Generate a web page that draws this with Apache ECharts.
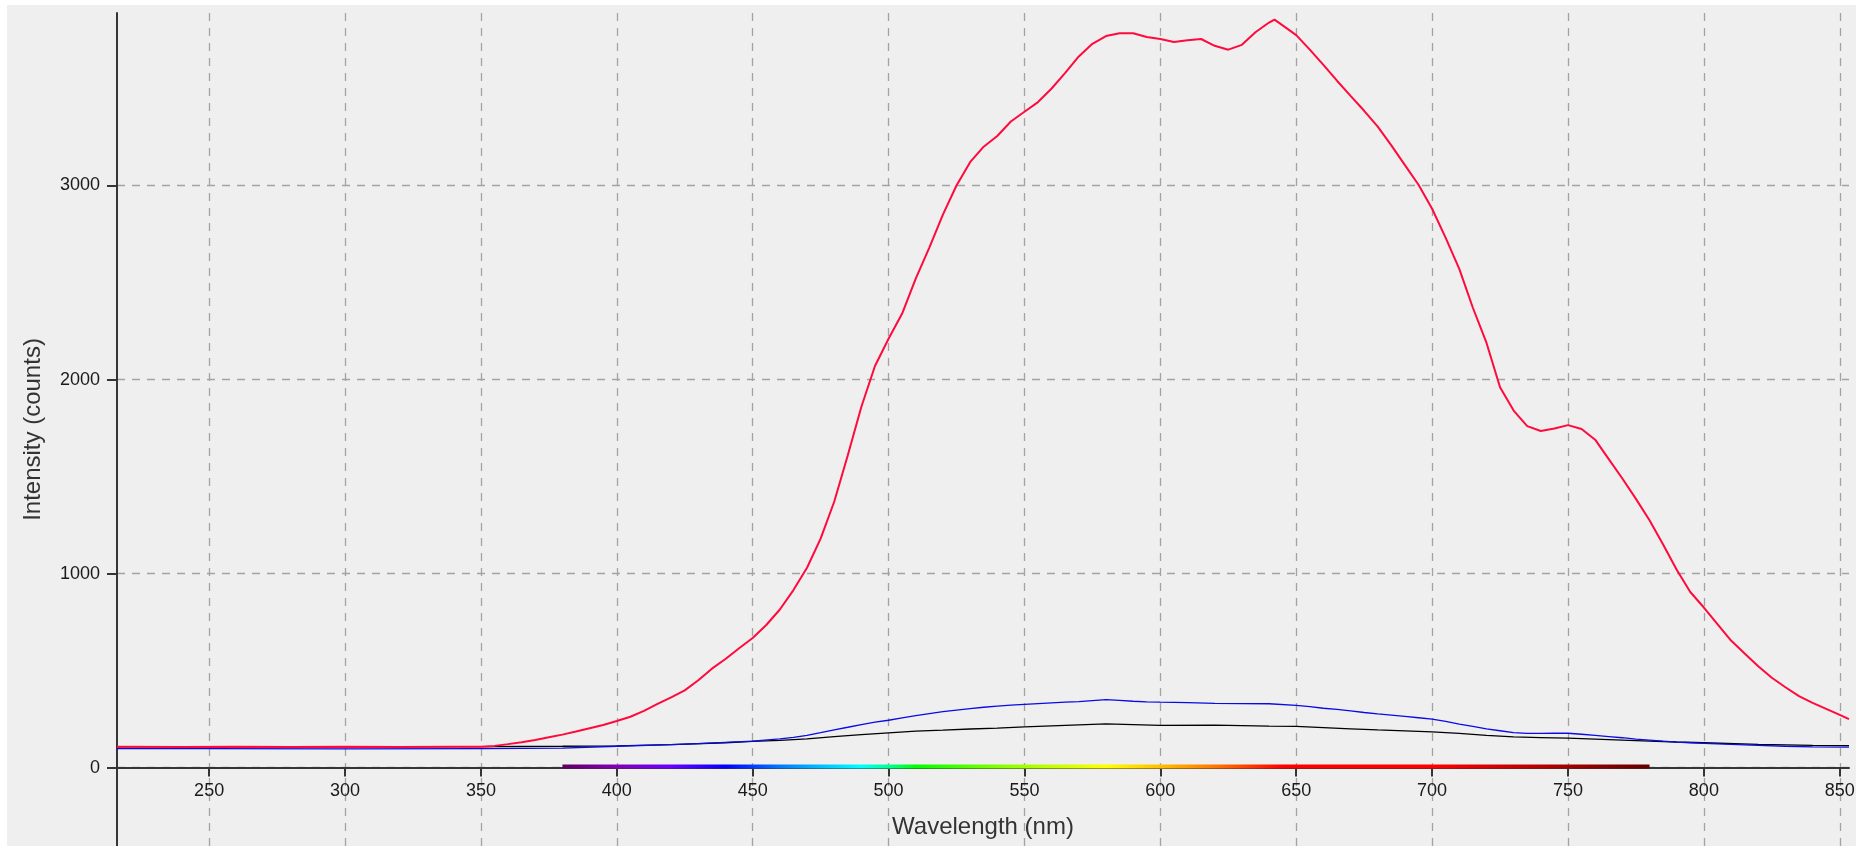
<!DOCTYPE html>
<html>
<head>
<meta charset="utf-8">
<title>Spectrum</title>
<script src="https://cdn.jsdelivr.net/npm/echarts@6/dist/echarts.min.js"></script>
<style>
  html, body { margin: 0; padding: 0; background: #ffffff; }
  #chart { position: absolute; left: 7px; top: 5px; width: 1849px; height: 841px; }
</style>
</head>
<body>
<div id="chart"></div>
<script>
// Axis extents (nm, counts) and tick values
const xRange = [216.1, 853.4];
const yRange = [-404, 3889];
const xTicks = [250, 300, 350, 400, 450, 500, 550, 600, 650, 700, 750, 800, 850];
const yTicks = [0, 1000, 2000, 3000];

// Visible-light band shown along the wavelength axis (nm)
const visibleBand = [380, 780];

// Spectra: [wavelength nm, intensity counts]
const redSpectrum = [
  [216,107],[240,106],[260,108],[280,106],[300,107],[320,106],[340,108],[350,108],
  [355,112],[360,121],[365,131],[370,142],[375,156],[380,170],[385,186],[390,203],
  [395,220],[400,240],[405,262],[410,292],[415,328],[420,362],[425,398],[430,450],
  [435,510],[440,560],[445,615],[450,668],[455,735],[460,815],[465,915],[470,1030],
  [475,1180],[480,1370],[485,1610],[490,1860],[495,2070],[500,2210],[505,2340],[510,2520],
  [515,2680],[520,2850],[525,3000],[530,3120],[535,3200],[540,3255],[545,3330],[550,3380],
  [555,3430],[560,3500],[565,3580],[570,3665],[575,3730],[580,3770],[585,3785],[590,3785],
  [595,3765],[600,3755],[605,3740],[610,3748],[615,3755],[620,3720],[625,3700],[630,3725],
  [635,3790],[640,3840],[642,3855],[645,3825],[650,3775],[655,3700],[660,3622],[665,3540],
  [670,3462],[675,3385],[680,3303],[685,3207],[690,3105],[695,3004],[700,2880],[705,2730],
  [710,2570],[715,2370],[720,2190],[725,1960],[730,1840],[735,1760],[740,1735],[745,1748],
  [750,1765],[755,1745],[760,1690],[765,1590],[770,1490],[775,1385],[780,1275],[785,1150],
  [790,1020],[795,905],[800,825],[805,740],[810,655],[815,588],[820,522],[825,463],
  [830,414],[835,368],[840,334],[845,303],[850,272],[853.4,250]
];

const blueSpectrum = [
  [216,98],[250,98],[300,97],[350,98],[380,100],[400,110],[420,118],[430,124],
  [440,130],[450,136],[460,148],[465,156],[470,166],[475,180],[480,195],[485,208],
  [490,222],[495,234],[500,244],[505,256],[510,268],[515,278],[520,288],[525,296],
  [530,304],[535,311],[540,317],[545,322],[550,326],[555,330],[560,334],[565,337],
  [570,340],[575,345],[580,350],[585,347],[590,342],[595,339],[600,337],[610,335],
  [620,331],[630,330],[640,329],[650,321],[655,314],[660,306],[665,300],[670,292],
  [675,284],[680,277],[685,271],[690,264],[695,257],[700,250],[705,238],[710,224],
  [715,212],[720,200],[725,190],[730,180],[735,176],[740,176],[745,177],[750,177],
  [755,172],[760,166],[765,160],[770,154],[775,147],[780,142],[785,136],[790,131],
  [795,128],[800,125],[810,120],[820,115],[830,110],[840,107],[853.4,106]
];

const blackSpectrum = [
  [216,107],[250,108],[300,107],[350,108],[380,110],[400,112],[420,118],[440,128],
  [450,135],[460,140],[470,148],[480,160],[490,170],[500,179],[510,188],[520,193],
  [530,199],[540,204],[550,210],[560,215],[570,220],[580,225],[590,222],[600,218],
  [620,219],[640,214],[650,212],[660,206],[670,200],[680,194],[690,189],[700,184],
  [710,176],[720,166],[730,158],[740,155],[750,152],[760,147],[770,142],[780,137],
  [790,132],[800,128],[820,120],[840,115],[853.4,113]
];

// Colour of the visible band at given wavelengths
const bandStops = [
  [380, '#5e0060'], [400, '#8300b5'], [420, '#6a00ff'], [440, '#0000ff'],
  [460, '#007aff'], [480, '#00d5ff'], [490, '#00ffff'], [500, '#00ff92'],
  [510, '#00ff00'], [540, '#82ff00'], [560, '#c3ff00'], [580, '#ffff00'],
  [600, '#ffbe00'], [620, '#ff7700'], [645, '#ff0000'], [700, '#ff0000'],
  [740, '#b50000'], [780, '#610000']
];

const chart = echarts.init(document.getElementById('chart'), null, { renderer: 'canvas' });

const axisColor = '#353535';
const gridColor = '#a3a3a3';
const fontFamily = '"Liberation Sans", Arial, sans-serif';

const bandGradient = new echarts.graphic.LinearGradient(0, 0, 1, 0,
  bandStops.map(([nm, c]) => ({
    offset: (nm - visibleBand[0]) / (visibleBand[1] - visibleBand[0]),
    color: c
  }))
);

const plainNumber = v => String(Math.round(v));

// Plot frame: the main grid runs to the bottom edge (negative counts below the
// zero line); the label grid ends on the zero line so wavelength labels sit under it.
const plotLeft = 110, plotTop = 8, plotRight = 7;
const chartHeight = 841;
const zeroLineBottom = chartHeight - (plotTop + (chartHeight - plotTop) * yRange[1] / (yRange[1] - yRange[0]));

chart.setOption({
  backgroundColor: '#efefef',
  animation: false,
  textStyle: { fontFamily: fontFamily },
  grid: [
    { left: plotLeft, top: plotTop, right: plotRight, bottom: 0, outerBoundsMode: 'none' },
    { left: plotLeft, top: plotTop, right: plotRight, bottom: zeroLineBottom, outerBoundsMode: 'none' }
  ],
  xAxis: [
    {
      type: 'value',
      gridIndex: 0,
      min: xRange[0],
      max: xRange[1],
      axisLine: { show: true, onZero: true, lineStyle: { color: axisColor, width: 2 } },
      axisTick: { show: true, inside: false, length: 9, customValues: xTicks,
                  lineStyle: { color: axisColor, width: 2 } },
      axisLabel: { show: false },
      splitLine: { show: true, lineStyle: { color: gridColor, width: 1.3, type: [8, 7] } }
    },
    {
      type: 'value',
      gridIndex: 1,
      min: xRange[0],
      max: xRange[1],
      name: 'Wavelength (nm)',
      nameLocation: 'middle',
      nameGap: 48,
      nameTextStyle: { fontSize: 24, color: '#333333', fontFamily: fontFamily },
      axisLine: { show: false, onZero: false },
      axisTick: { show: false, customValues: xTicks },
      axisLabel: { customValues: xTicks, fontSize: 18, color: '#1a1a1a', margin: 14,
                   fontFamily: fontFamily, formatter: plainNumber },
      splitLine: { show: false }
    }
  ],
  yAxis: [
    {
      type: 'value',
      gridIndex: 0,
      min: yRange[0],
      max: yRange[1],
      name: 'Intensity (counts)',
      nameLocation: 'middle',
      nameGap: 72,
      nameTextStyle: { fontSize: 24, color: '#333333', fontFamily: fontFamily },
      axisLine: { show: true, lineStyle: { color: axisColor, width: 2 } },
      axisTick: { show: true, inside: false, length: 10, customValues: yTicks,
                  lineStyle: { color: axisColor, width: 2 } },
      axisLabel: { customValues: yTicks, fontSize: 18, color: '#1a1a1a', margin: 17,
                   fontFamily: fontFamily, formatter: plainNumber },
      splitLine: { show: true, lineStyle: { color: gridColor, width: 1.3, type: [8, 7] } }
    },
    {
      type: 'value',
      gridIndex: 1,
      min: 0,
      max: yRange[1],
      show: false
    }
  ],
  series: [
    {
      name: 'visible',
      type: 'custom',
      silent: true,
      z: 3,
      xAxisIndex: 0,
      yAxisIndex: 0,
      data: [[visibleBand[0], visibleBand[1], 0]],
      encode: { x: [0, 1], y: 2 },
      renderItem: function (params, api) {
        const a = api.coord([api.value(0), api.value(2)]);
        const b = api.coord([api.value(1), api.value(2)]);
        return {
          type: 'rect',
          shape: { x: a[0], y: a[1] - 3, width: b[0] - a[0], height: 4 },
          style: { fill: bandGradient }
        };
      }
    },
    {
      name: 'black',
      type: 'line',
      xAxisIndex: 0,
      yAxisIndex: 0,
      data: blackSpectrum,
      showSymbol: false,
      symbol: 'none',
      lineStyle: { color: '#000000', width: 1.3 },
      z: 4
    },
    {
      name: 'blue',
      type: 'line',
      xAxisIndex: 0,
      yAxisIndex: 0,
      data: blueSpectrum,
      showSymbol: false,
      symbol: 'none',
      lineStyle: { color: '#0a0ae6', width: 1.3 },
      z: 5
    },
    {
      name: 'red',
      type: 'line',
      xAxisIndex: 0,
      yAxisIndex: 0,
      data: redSpectrum,
      showSymbol: false,
      symbol: 'none',
      lineStyle: { color: '#ff0a3c', width: 2 },
      z: 6
    }
  ]
});
</script>
</body>
</html>
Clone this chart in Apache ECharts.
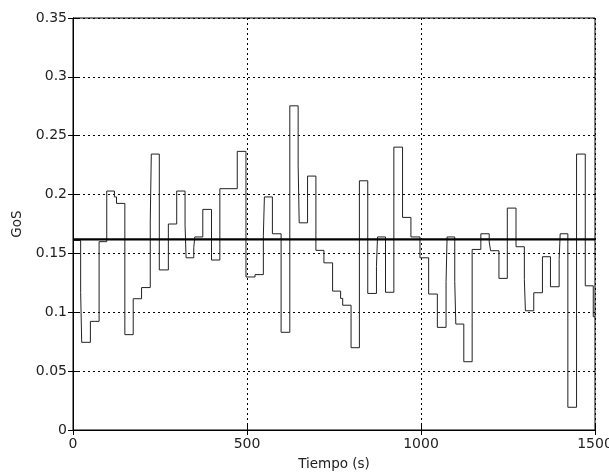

• • • • • • •

→ Task to carry out:
Leave out the pictures and restate, word for word, the lines from the top of the data through the line containing "const visibleBand = [380, 780];", both included.

→ Result of the task:
Generate a web page that draws this with Apache ECharts.
<!DOCTYPE html>
<html>
<head>
<meta charset="utf-8">
<title>Spectrum</title>
<script src="https://cdn.jsdelivr.net/npm/echarts@6/dist/echarts.min.js"></script>
<style>
  html, body { margin: 0; padding: 0; background: #ffffff; }
  #chart { position: absolute; left: 7px; top: 5px; width: 1849px; height: 841px; }
</style>
</head>
<body>
<div id="chart"></div>
<script>
// Axis extents (nm, counts) and tick values
const xRange = [216.1, 853.4];
const yRange = [-404, 3889];
const xTicks = [250, 300, 350, 400, 450, 500, 550, 600, 650, 700, 750, 800, 850];
const yTicks = [0, 1000, 2000, 3000];

// Visible-light band shown along the wavelength axis (nm)
const visibleBand = [380, 780];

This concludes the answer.